I’ve noticed that there’s two ways of giving directions to a location (say, when a driver pulls over to ask you how to get to a restaurant). Declarative directions specify where a location is relative to the current location; for example, “Two blocks ahead and across the street.” Procedural directions specify the steps that have to be taken to reach a location; for example, “Go straight three blocks, take a u-turn, go one block, and it’s the first building on your right.”
Declarative directions are in the same space that “as the crow flies” measures; procedural directions correspond to actual paces or odometer miles. They differ because someone moving through space can’t move through buildings and other barriers for physical reasons, and may be prevented from turning left at an intersection or going the wrong way down a one-way street by legal or social conventions.
Often people giving directions give only procedural directions, but declarative directions are useful both as a check on the procedural directions, and as a more robust representation that can be used to navigate and to construct new directions if the procedural directions fail.
For instance, when I was living in Cambridge, people on Main St. on the way towards the Longfellow bridge (on the south side of the road) would often ask me how to get to One Main St. (on the north side). There’s a median and some tricky turns on the way; the easiest procedural directions are therefore “Go over the bridge, take a hard left, come back over the bridge, and it’s the first building on your right.” (This also avoids the problem of finding “the last building on your left”, which can be hard to identify if the buildings are long.) But the directions work a lot better if you point to the building first, even though the direction you’re pointing isn’t the direction you have to drive to get there.

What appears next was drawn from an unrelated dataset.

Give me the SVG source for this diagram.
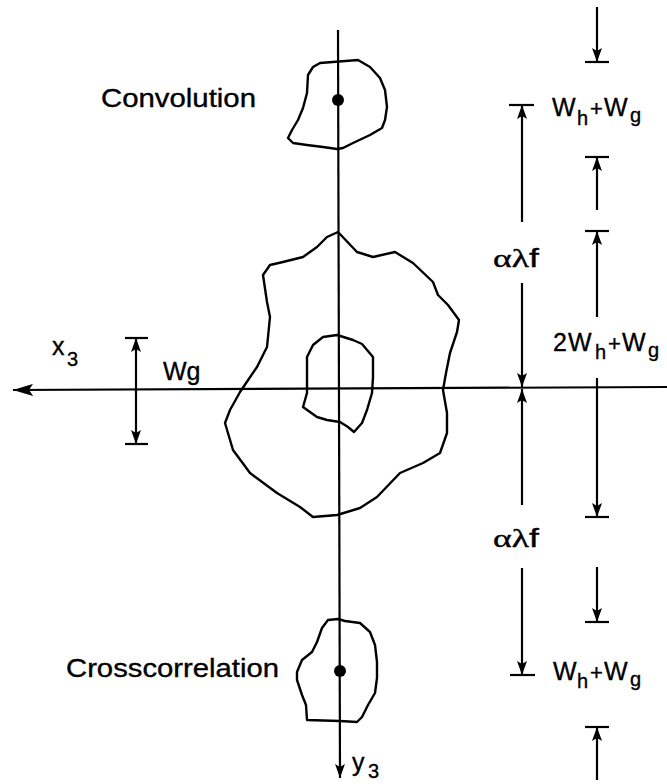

I was reminded of this distinction this morning when my son asked how to find Internet Explorer on the Mac. (I had removed its icon from the dock and replaced it by Safari.) My wife tried to tell him where Safari was terms of folders and disks, but it turned out he wasn’t sure what a folder was. I told him how to open Safari in terms of icons, labels, and spatial location, and this was easy. There are analogies here both with declarative and procedural directions in physical space, and with the Model and View in the Model-View-Controller architecture of programming.